**TASK BRIEF:**
Reproduce, word for word, the span of lines starting at the line holding "Write the TikZ code for this diagram." and ending at the line holding "(join) at (868,780);". Omit every picture.

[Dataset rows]

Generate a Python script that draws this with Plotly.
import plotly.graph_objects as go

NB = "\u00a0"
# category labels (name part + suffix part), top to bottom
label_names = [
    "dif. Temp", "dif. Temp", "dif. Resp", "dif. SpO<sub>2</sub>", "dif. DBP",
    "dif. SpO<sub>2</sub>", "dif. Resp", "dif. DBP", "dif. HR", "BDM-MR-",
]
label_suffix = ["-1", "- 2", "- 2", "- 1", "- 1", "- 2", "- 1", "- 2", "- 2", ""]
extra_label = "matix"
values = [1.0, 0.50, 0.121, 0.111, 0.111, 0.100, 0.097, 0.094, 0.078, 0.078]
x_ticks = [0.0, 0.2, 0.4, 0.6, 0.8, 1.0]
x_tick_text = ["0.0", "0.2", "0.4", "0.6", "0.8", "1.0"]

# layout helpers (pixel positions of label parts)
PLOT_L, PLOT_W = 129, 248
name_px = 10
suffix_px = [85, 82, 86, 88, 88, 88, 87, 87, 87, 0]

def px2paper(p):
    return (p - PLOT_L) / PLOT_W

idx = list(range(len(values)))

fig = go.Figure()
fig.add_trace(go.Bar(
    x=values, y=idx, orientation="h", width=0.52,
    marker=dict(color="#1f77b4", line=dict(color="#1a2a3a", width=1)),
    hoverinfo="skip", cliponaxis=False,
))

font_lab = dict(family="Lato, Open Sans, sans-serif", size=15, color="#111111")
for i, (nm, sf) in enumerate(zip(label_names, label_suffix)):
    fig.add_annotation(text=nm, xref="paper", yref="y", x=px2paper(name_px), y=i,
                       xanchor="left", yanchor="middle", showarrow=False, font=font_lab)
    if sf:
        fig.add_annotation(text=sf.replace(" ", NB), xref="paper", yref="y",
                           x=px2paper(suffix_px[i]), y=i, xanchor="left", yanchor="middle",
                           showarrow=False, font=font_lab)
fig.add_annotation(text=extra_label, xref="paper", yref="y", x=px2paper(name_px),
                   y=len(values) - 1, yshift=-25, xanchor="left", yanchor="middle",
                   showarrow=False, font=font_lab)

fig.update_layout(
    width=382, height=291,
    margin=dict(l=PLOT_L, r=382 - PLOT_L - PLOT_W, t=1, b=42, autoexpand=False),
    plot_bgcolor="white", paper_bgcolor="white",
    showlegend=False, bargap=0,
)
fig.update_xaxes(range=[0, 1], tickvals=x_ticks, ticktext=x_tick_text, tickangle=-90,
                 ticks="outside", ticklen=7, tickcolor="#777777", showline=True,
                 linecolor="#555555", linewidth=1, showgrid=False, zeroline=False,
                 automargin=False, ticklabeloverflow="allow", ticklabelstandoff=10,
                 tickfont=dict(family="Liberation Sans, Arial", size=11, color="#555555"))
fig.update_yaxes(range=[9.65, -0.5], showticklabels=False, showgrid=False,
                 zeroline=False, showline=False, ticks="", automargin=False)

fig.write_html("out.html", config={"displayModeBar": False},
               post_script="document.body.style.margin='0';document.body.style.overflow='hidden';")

---

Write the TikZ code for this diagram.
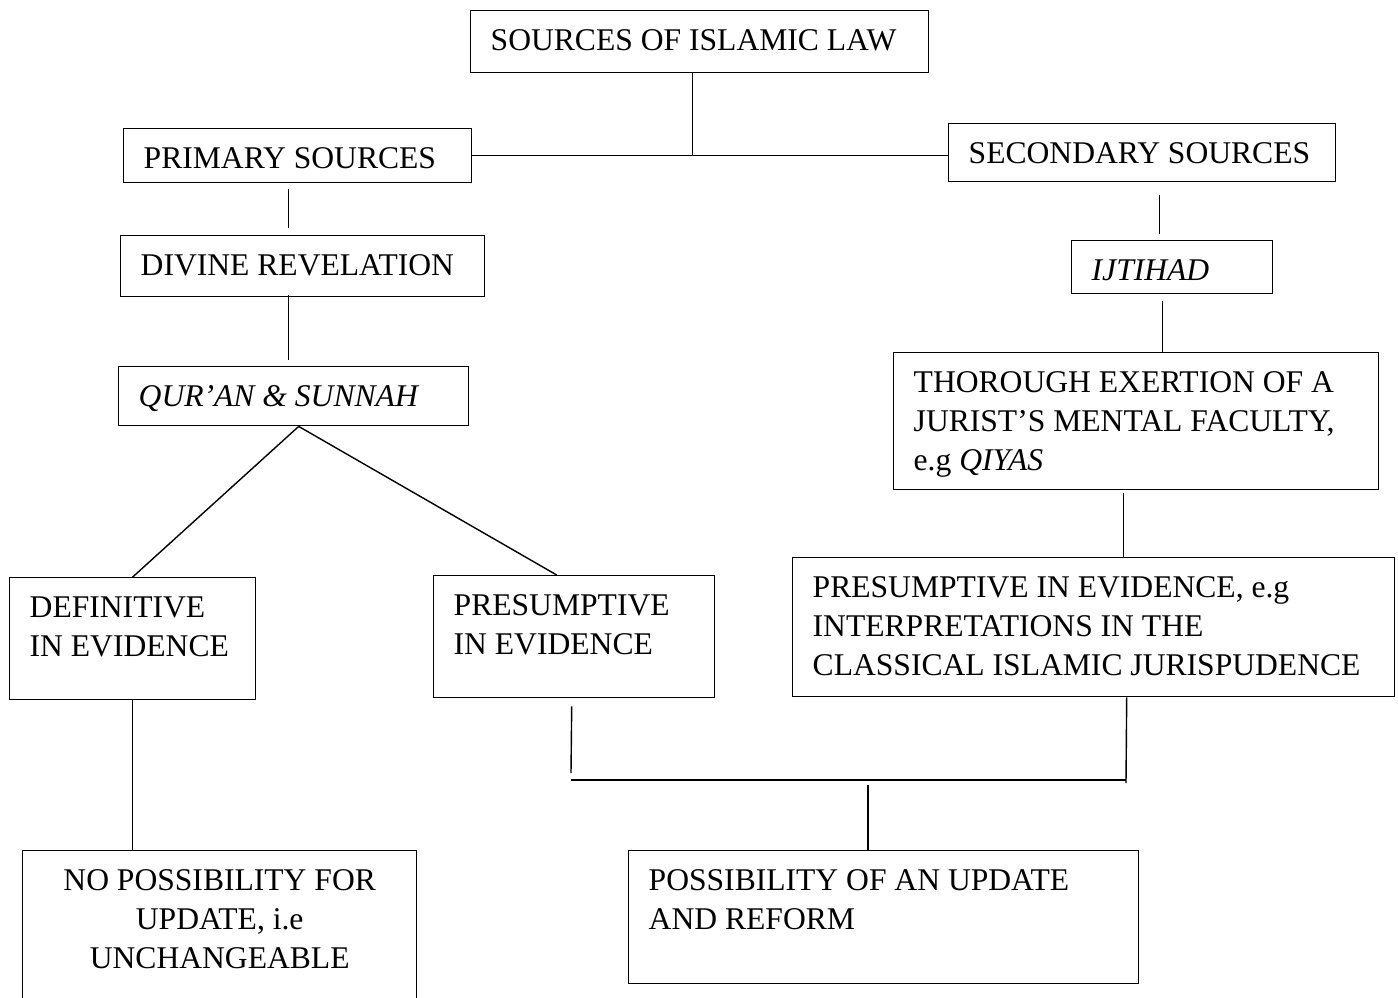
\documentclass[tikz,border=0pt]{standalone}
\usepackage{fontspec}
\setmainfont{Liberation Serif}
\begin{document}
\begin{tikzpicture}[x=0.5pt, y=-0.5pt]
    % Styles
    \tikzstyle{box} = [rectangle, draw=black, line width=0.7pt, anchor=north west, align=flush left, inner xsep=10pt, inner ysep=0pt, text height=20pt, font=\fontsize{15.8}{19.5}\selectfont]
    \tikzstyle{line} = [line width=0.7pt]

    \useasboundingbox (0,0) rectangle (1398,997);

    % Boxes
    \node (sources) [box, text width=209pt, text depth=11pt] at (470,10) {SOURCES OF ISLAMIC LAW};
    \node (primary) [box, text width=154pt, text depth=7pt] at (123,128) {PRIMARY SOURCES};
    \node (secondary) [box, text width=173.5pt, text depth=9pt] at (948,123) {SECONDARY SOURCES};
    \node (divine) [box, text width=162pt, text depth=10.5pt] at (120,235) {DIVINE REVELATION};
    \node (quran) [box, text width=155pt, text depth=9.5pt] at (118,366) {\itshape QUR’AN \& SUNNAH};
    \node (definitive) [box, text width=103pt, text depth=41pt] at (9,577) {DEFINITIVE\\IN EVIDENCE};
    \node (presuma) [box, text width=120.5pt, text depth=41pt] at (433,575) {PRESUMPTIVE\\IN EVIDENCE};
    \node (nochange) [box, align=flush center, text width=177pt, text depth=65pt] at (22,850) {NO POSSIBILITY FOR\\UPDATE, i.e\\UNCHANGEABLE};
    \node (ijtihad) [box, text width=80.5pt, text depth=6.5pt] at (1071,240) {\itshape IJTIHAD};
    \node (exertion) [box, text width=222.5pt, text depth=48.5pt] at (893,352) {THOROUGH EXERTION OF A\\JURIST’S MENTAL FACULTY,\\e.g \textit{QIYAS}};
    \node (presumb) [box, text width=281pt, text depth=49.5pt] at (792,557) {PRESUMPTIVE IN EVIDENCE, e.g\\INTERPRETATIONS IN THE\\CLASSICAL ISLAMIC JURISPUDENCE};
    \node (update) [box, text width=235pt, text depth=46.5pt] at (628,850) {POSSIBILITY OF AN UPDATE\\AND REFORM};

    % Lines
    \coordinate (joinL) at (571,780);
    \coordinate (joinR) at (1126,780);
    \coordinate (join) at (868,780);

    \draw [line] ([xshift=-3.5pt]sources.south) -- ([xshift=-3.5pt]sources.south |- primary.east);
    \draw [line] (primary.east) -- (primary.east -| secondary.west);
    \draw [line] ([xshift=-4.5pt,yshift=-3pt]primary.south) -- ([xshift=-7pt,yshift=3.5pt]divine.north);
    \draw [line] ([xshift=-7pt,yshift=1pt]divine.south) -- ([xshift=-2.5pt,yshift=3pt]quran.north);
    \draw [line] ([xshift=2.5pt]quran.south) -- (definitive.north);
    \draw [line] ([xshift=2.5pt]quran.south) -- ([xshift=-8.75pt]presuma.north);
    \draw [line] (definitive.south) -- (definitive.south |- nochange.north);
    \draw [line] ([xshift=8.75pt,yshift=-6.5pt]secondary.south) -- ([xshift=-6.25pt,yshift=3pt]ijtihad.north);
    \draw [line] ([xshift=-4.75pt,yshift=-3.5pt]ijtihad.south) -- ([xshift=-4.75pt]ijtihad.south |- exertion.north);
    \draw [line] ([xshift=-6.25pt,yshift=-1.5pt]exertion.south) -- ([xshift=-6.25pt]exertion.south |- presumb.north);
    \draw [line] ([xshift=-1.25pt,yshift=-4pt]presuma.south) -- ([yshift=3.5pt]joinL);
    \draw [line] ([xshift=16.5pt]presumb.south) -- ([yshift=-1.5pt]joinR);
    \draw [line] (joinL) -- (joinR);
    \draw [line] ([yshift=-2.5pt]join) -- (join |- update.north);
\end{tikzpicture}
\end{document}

**CORRECT RESULT:**
Write the TikZ code for this diagram.
\documentclass[tikz,border=0pt]{standalone}
\usepackage{fontspec}
\setmainfont{Liberation Serif}
\begin{document}
\begin{tikzpicture}[x=0.5pt, y=-0.5pt]
    % Styles
    \tikzstyle{box} = [rectangle, draw=black, line width=0.7pt, anchor=north west, align=flush left, inner xsep=10pt, inner ysep=0pt, text height=20pt, font=\fontsize{15.8}{19.5}\selectfont]
    \tikzstyle{line} = [line width=0.7pt]

    \useasboundingbox (0,0) rectangle (1398,997);

    % Boxes
    \node (sources) [box, text width=209pt, text depth=11pt] at (470,10) {SOURCES OF ISLAMIC LAW};
    \node (primary) [box, text width=154pt, text depth=7pt] at (123,128) {PRIMARY SOURCES};
    \node (secondary) [box, text width=173.5pt, text depth=9pt] at (948,123) {SECONDARY SOURCES};
    \node (divine) [box, text width=162pt, text depth=10.5pt] at (120,235) {DIVINE REVELATION};
    \node (quran) [box, text width=155pt, text depth=9.5pt] at (118,366) {\itshape QUR’AN \& SUNNAH};
    \node (definitive) [box, text width=103pt, text depth=41pt] at (9,577) {DEFINITIVE\\IN EVIDENCE};
    \node (presuma) [box, text width=120.5pt, text depth=41pt] at (433,575) {PRESUMPTIVE\\IN EVIDENCE};
    \node (nochange) [box, align=flush center, text width=177pt, text depth=65pt] at (22,850) {NO POSSIBILITY FOR\\UPDATE, i.e\\UNCHANGEABLE};
    \node (ijtihad) [box, text width=80.5pt, text depth=6.5pt] at (1071,240) {\itshape IJTIHAD};
    \node (exertion) [box, text width=222.5pt, text depth=48.5pt] at (893,352) {THOROUGH EXERTION OF A\\JURIST’S MENTAL FACULTY,\\e.g \textit{QIYAS}};
    \node (presumb) [box, text width=281pt, text depth=49.5pt] at (792,557) {PRESUMPTIVE IN EVIDENCE, e.g\\INTERPRETATIONS IN THE\\CLASSICAL ISLAMIC JURISPUDENCE};
    \node (update) [box, text width=235pt, text depth=46.5pt] at (628,850) {POSSIBILITY OF AN UPDATE\\AND REFORM};

    % Lines
    \coordinate (joinL) at (571,780);
    \coordinate (joinR) at (1126,780);
    \coordinate (join) at (868,780);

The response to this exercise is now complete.